At the same time, the EU and the USA have not stopped emphasizing that they will continue to move towards climate neutrality. The transition to hydrogen fuel could be a solution to both problems.

On Monday in Dubai (United Arab Emirates), the Atlantic Council’s Global Energy Forum discussed the challenges and opportunities facing the energy sector. EU representative Claudio Descalzi, CEO of Italian oil and gas company Eni, was categorical: “We have never found an energy source to replace everything. It’s crazy to think that there is something that can replace everything.

Descalzi concluded with this statement by saying that over the past 200 years, energy has absorbed everything from fossil fuels to nuclear to renewables, but there is no universal solution and it is unlikely to be found in the foreseeable future.

U.S. representative Anna Shpitsberg, Deputy Assistant Secretary for Energy Transformation at the U.S. Department of State, responded to Claudio Descalzi by saying that relying on one supply route (from Russia) is just as impossible as relying on one universal energy source. For this reason, the U.S. and the EU have invested and will continue to invest heavily in the development of hydrogen energy.

Spitsberg called hydrogen “a game-changing technology, which is connected to many other sources because it can be the basis of nuclear power, can be the basis of gas power, can be the basis of renewable energy sources, can “clean” a significant part of energy, and participate in the processes of carbon capture and storage.

Today, hydrogen is produced mainly from fossil fuels, but in the future it could be produced using renewable energy sources.

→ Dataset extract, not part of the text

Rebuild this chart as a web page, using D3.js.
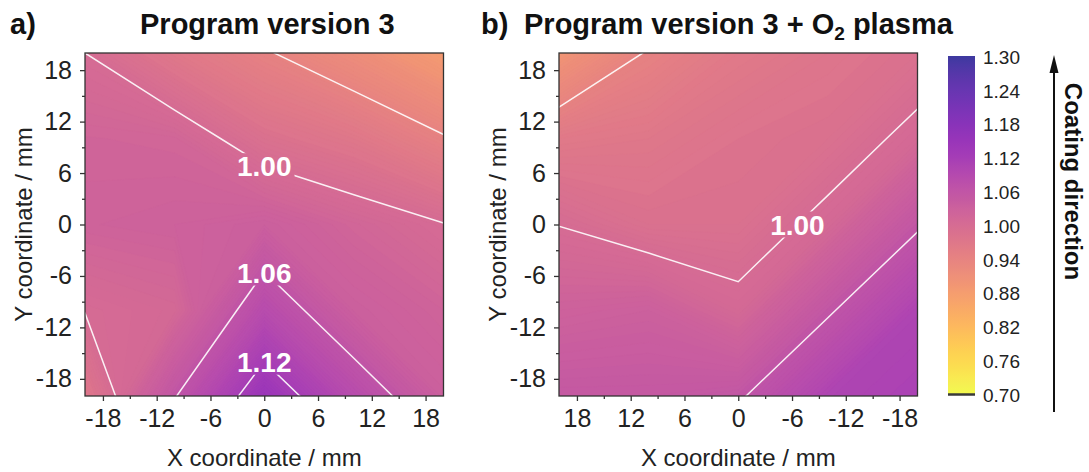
<!DOCTYPE html>
<html>
<head>
<meta charset="utf-8">
<script src="https://cdn.jsdelivr.net/npm/d3@7"></script>
<style>
  html, body { margin: 0; padding: 0; background: #ffffff; }
  svg { display: block; font-family: "Liberation Sans", Arial, Helvetica, sans-serif; }
</style>
</head>
<body>
<svg id="chart" width="1089" height="472"></svg>
<script>
// Measurement grid positions (mm)
const gridX = [-20, -10, 0, 10, 20];
const gridY = [20, 10, 0, -10, -20];          // rows, top to bottom

// Relative coating thickness, rows follow gridY, columns follow gridX
const thicknessA = [
  [1.000, 0.968, 0.943, 0.916, 0.883],
  [1.018, 1.016, 0.985, 0.970, 0.943],
  [1.022, 1.025, 1.0325, 1.016, 1.001],
  [1.001, 1.0086, 1.0825, 1.032, 1.020],
  [0.970, 1.058, 1.145, 1.082, 1.031]
];
const thicknessB = [
  [0.985, 0.975, 0.965, 0.943, 0.897],
  [1.008, 0.985, 0.980, 0.970, 0.965],
  [1.056, 1.0077, 0.985, 0.985, 0.9995],
  [1.102, 1.056, 1.0075, 1.030, 1.025],
  [1.110, 1.102, 1.056, 1.050, 1.050]
];

// Iso-lines and where their values are written: [x mm, y mm, level]
const contourLevels = [0.94, 1.00, 1.06, 1.12];
const labelsA = [[0, 6.8, 1.00], [0, -5.6, 1.06], [0, -16.0, 1.12]];
const labelsB = [[-6.6, 0.0, 1.00]];

const axisTicks = [-18, -12, -6, 0, 6, 12, 18];
const minorTicks = [-15, -9, -3, 3, 9, 15];
const colorTicks = [1.30, 1.24, 1.18, 1.12, 1.06, 1.00, 0.94, 0.88, 0.82, 0.76, 0.70];
const colorRange = [0.70, 1.30];

const svg = d3.select("#chart");
const defs = svg.append("defs");
const INK = "#222222";
const FRAME = "#333333";
const LABEL_SIZE = 28;

// reversed plasma, washed slightly toward white
function colorOf(v) {
  const t = (colorRange[1] - v) / (colorRange[1] - colorRange[0]);
  return d3.interpolateRgb("#ffffff", d3.interpolatePlasma(Math.max(0, Math.min(1, t))))(0.8);
}

function drawPanel(cfg) {
  const { id, left, right, top, bottom, xDomain, grid, labels } = cfg;
  const x = d3.scaleLinear().domain(xDomain).range([left, right]);
  const y = d3.scaleLinear().domain([-20, 20]).range([bottom, top]);
  const nx = gridX.length, ny = gridY.length;
  // contour grid coordinates: node i sits at i + 0.5
  const gx = d3.scaleLinear().domain([0.5, nx - 0.5]).range([x(gridX[0]), x(gridX[nx - 1])]);
  const gy = d3.scaleLinear().domain([0.5, ny - 0.5]).range([y(gridY[0]), y(gridY[ny - 1])]);
  const path = d3.geoPath(d3.geoTransform({
    point(px, py) { this.stream.point(gx(px), gy(py)); }
  }));
  const values = grid.flat();

  defs.append("clipPath").attr("id", "clip-" + id)
    .append("rect").attr("x", left).attr("y", top)
    .attr("width", right - left).attr("height", bottom - top);

  const g = svg.append("g");

  // continuous fill: many thin iso-bands
  const step = 0.0025;
  const lo = Math.floor(d3.min(values) / step) * step - step;
  const thresholds = d3.range(lo, d3.max(values), step);
  const bands = d3.contours().size([nx, ny]).thresholds(thresholds)(values);
  g.append("g").attr("clip-path", `url(#clip-${id})`)
    .selectAll("path").data(bands).join("path")
    .attr("d", path)
    .attr("fill", d => colorOf(d.value + step / 2))
    .attr("stroke", d => colorOf(d.value + step / 2))
    .attr("stroke-width", 0.4);

  // contour labels (measured first so the lines can break around them)
  const labelG = g.append("g");
  const lab = labelG.selectAll("text").data(labels).join("text")
    .attr("x", d => x(d[0]))
    .attr("y", d => y(d[1]) + LABEL_SIZE * 0.36)
    .attr("text-anchor", "middle")
    .attr("font-size", LABEL_SIZE)
    .attr("font-weight", "bold")
    .attr("fill", "#ffffff")
    .text(d => d[2].toFixed(2));

  const mask = defs.append("mask").attr("id", "gap-" + id)
    .attr("maskUnits", "userSpaceOnUse")
    .attr("x", 0).attr("y", 0).attr("width", 1089).attr("height", 472);
  mask.append("rect").attr("width", 1089).attr("height", 472).attr("fill", "#fff");
  lab.each(function (d) {
    const w = this.getComputedTextLength();
    mask.append("rect")
      .attr("x", x(d[0]) - w / 2 - 3).attr("y", y(d[1]) - 13)
      .attr("width", w + 6).attr("height", 26)
      .attr("fill", "#000");
  });

  const lines = d3.contours().size([nx, ny]).thresholds(contourLevels)(values);
  g.insert("g", () => labelG.node())
    .attr("clip-path", `url(#clip-${id})`)
    .append("g").attr("mask", `url(#gap-${id})`)
    .selectAll("path").data(lines).join("path")
    .attr("d", path)
    .attr("fill", "none")
    .attr("stroke", "#ffffff")
    .attr("stroke-opacity", 0.9)
    .attr("stroke-width", 1.5);

  // frame
  g.append("rect").attr("x", left).attr("y", top)
    .attr("width", right - left).attr("height", bottom - top)
    .attr("fill", "none").attr("stroke", FRAME).attr("stroke-width", 1.3);

  // axes
  const fmt = d => String(d);
  const styleAxis = sel => {
    sel.select(".domain").remove();
    sel.selectAll(".tick line").attr("stroke", FRAME).attr("stroke-width", 1.3);
    sel.selectAll(".tick text").attr("fill", INK).attr("font-size", 25)
      .attr("font-family", "'Liberation Sans', Arial, sans-serif");
  };
  g.append("g").attr("transform", `translate(0,${bottom})`)
    .call(d3.axisBottom(x).tickValues(minorTicks).tickSize(3).tickFormat(""))
    .call(styleAxis);
  g.append("g").attr("transform", `translate(0,${bottom})`)
    .call(d3.axisBottom(x).tickValues(axisTicks).tickSize(5).tickPadding(8).tickFormat(fmt))
    .call(styleAxis);
  g.append("g").attr("transform", `translate(${left},0)`)
    .call(d3.axisLeft(y).tickValues(minorTicks).tickSize(3).tickFormat(""))
    .call(styleAxis);
  g.append("g").attr("transform", `translate(${left},0)`)
    .call(d3.axisLeft(y).tickValues(axisTicks).tickSize(5).tickPadding(8).tickFormat(fmt))
    .call(styleAxis);

  // axis titles
  g.append("text")
    .attr("x", (left + right) / 2).attr("y", 466)
    .attr("text-anchor", "middle").attr("font-size", 24).attr("fill", INK)
    .text("X coordinate / mm");
  g.append("text")
    .attr("transform", `translate(${left - 53},${(top + bottom) / 2}) rotate(-90)`)
    .attr("text-anchor", "middle").attr("font-size", 24).attr("fill", INK)
    .text("Y coordinate / mm");
}

drawPanel({ id: "a", left: 85, right: 443.5, top: 53, bottom: 396,
            xDomain: [-20, 20], grid: thicknessA, labels: labelsA });
drawPanel({ id: "b", left: 559, right: 917.5, top: 53, bottom: 396,
            xDomain: [20, -20], grid: thicknessB, labels: labelsB });

// panel titles
const titleG = svg.append("g").attr("font-weight", "bold").attr("font-size", 29).attr("fill", "#111");
titleG.append("text").attr("x", 10).attr("y", 34).text("a)");
titleG.append("text").attr("x", 140).attr("y", 34).text("Program version 3");
titleG.append("text").attr("x", 481).attr("y", 34).text("b)");
const tb = titleG.append("text").attr("x", 524).attr("y", 34);
tb.append("tspan").text("Program version 3 + O");
tb.append("tspan").attr("font-size", 19).attr("dy", 6).text("2");
tb.append("tspan").attr("dy", -6).text(" plasma");

// colour bar
const cb = { left: 948, right: 975, top: 56, bottom: 394 };
const cbScale = d3.scaleLinear().domain([colorRange[1], colorRange[0]]).range([cb.top + 1, cb.bottom + 1]);
const grad = defs.append("linearGradient").attr("id", "cbar")
  .attr("x1", 0).attr("y1", 0).attr("x2", 0).attr("y2", 1);
d3.range(0, 1.0001, 0.025).forEach(o => {
  grad.append("stop").attr("offset", o)
    .attr("stop-color", colorOf(colorRange[1] - o * (colorRange[1] - colorRange[0])));
});
svg.append("rect").attr("x", cb.left).attr("y", cb.top)
  .attr("width", cb.right - cb.left).attr("height", cb.bottom - cb.top)
  .attr("fill", "url(#cbar)");
svg.append("line").attr("x1", cb.left).attr("x2", cb.right)
  .attr("y1", cb.bottom + 0.5).attr("y2", cb.bottom + 0.5)
  .attr("stroke", "#3a3a3a").attr("stroke-width", 2.5);
svg.append("g").selectAll("text").data(colorTicks).join("text")
  .attr("x", 983).attr("y", d => cbScale(d) + 19 * 0.36)
  .attr("font-size", 19).attr("fill", INK)
  .text(d => d.toFixed(2));

// coating direction arrow
svg.append("line").attr("x1", 1054).attr("x2", 1054).attr("y1", 412).attr("y2", 70)
  .attr("stroke", "#111").attr("stroke-width", 2);
svg.append("path").attr("d", "M1054,55 L1049.5,73 L1058.5,73 Z").attr("fill", "#111");
svg.append("text")
  .attr("transform", "translate(1065,181.5) rotate(90)")
  .attr("text-anchor", "middle").attr("font-size", 24).attr("font-weight", "bold").attr("fill", "#111")
  .text("Coating direction");
</script>
</body>
</html>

The breadth of hydrogen production sources, along with a number of technological processes that reduce greenhouse gas emissions, gives hope that hydrogen energy will someday replace fossil energy. Much of the U.S. and EU energy security efforts will be focused on just that.

While the transition to hydrogen energy is planned, the use of fossil fuels is breaking all records or, more precisely, all anti-records. For example, the International Energy Agency reported that energy-related carbon dioxide emissions in 2021 rose to the highest level in history and reached 36.3 billion tons or 6% more than in 2020. The increase was mainly due to the burning of coal, which accounted for more than 40% of all emissions. Coal contributed 15.3 billion tons to the annual carbon footprint, natural gas 7.5 billion tons, and oil 10.7 billion tons. What will happen in 2022 is even hard to imagine.